#### REQUEST:
In the listing that follows, retype every line from the first through the one containing "import plotly.graph_objects as go". Pictures are to be left out.

*** DATA SECTION

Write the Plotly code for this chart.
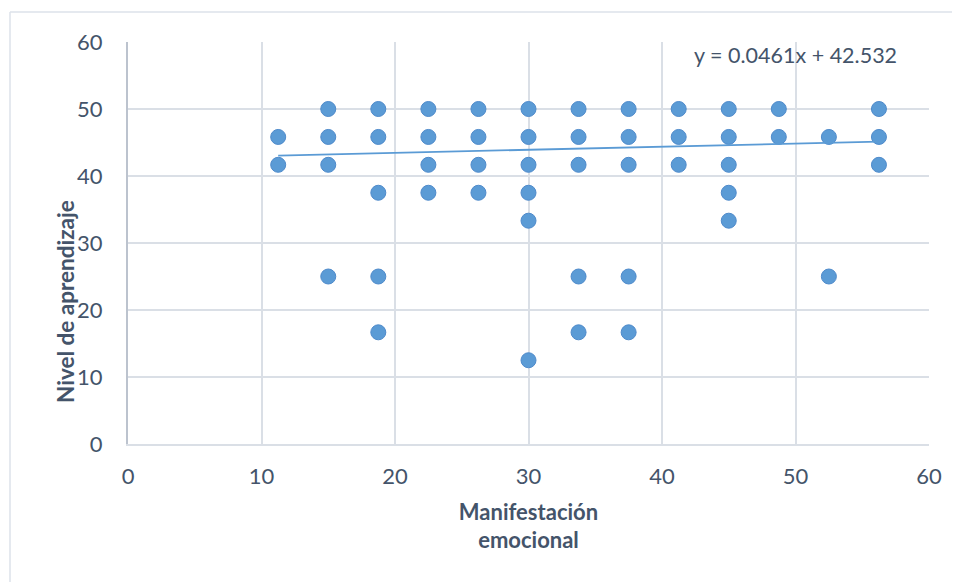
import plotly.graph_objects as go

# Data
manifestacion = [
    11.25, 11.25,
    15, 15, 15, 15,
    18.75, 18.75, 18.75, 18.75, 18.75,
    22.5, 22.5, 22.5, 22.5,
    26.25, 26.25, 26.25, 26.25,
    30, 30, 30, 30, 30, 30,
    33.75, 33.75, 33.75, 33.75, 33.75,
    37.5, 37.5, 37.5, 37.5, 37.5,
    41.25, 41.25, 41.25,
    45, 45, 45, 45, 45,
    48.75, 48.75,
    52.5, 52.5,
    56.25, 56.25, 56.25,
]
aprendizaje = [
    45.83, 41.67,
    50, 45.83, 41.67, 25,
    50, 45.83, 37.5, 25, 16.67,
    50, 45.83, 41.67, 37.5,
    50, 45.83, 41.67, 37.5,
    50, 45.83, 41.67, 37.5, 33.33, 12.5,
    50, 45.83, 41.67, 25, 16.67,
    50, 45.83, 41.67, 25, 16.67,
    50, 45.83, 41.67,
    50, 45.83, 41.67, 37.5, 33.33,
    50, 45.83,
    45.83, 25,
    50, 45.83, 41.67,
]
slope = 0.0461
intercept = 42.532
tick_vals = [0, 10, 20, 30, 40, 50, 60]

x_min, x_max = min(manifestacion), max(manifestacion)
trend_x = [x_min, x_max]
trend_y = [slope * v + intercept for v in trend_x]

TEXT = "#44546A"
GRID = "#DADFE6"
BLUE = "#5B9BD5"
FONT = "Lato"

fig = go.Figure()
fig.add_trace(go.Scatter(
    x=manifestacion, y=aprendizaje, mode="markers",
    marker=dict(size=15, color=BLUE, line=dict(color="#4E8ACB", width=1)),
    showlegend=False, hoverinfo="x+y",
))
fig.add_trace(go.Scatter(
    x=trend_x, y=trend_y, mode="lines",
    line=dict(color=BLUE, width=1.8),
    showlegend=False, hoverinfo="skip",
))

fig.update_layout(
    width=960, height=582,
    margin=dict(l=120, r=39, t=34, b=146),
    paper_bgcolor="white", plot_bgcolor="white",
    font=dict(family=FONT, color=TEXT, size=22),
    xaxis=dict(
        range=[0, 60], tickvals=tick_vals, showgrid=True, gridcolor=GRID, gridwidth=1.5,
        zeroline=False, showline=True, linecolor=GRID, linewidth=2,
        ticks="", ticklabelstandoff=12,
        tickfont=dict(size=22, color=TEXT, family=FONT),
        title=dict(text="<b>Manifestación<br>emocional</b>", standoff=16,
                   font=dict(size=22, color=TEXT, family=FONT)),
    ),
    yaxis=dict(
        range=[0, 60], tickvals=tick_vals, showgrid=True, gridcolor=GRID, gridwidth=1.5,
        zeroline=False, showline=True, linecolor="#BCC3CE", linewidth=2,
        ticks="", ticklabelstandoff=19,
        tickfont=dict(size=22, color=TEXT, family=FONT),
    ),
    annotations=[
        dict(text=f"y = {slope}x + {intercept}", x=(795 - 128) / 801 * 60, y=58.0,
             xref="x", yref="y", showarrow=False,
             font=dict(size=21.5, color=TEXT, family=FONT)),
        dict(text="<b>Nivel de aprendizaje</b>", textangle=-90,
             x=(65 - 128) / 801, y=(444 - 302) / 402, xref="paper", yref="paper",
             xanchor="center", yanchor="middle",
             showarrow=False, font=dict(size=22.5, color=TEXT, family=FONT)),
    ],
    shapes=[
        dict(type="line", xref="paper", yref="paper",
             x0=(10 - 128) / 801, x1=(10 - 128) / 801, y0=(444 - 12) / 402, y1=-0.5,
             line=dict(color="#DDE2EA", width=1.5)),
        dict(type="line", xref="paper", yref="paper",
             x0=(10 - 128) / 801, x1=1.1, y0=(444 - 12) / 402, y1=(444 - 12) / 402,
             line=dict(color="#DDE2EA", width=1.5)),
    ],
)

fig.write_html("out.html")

******

#### SOLUTION TO THIS PROBLEM:
Write the Plotly code for this chart.
import plotly.graph_objects as go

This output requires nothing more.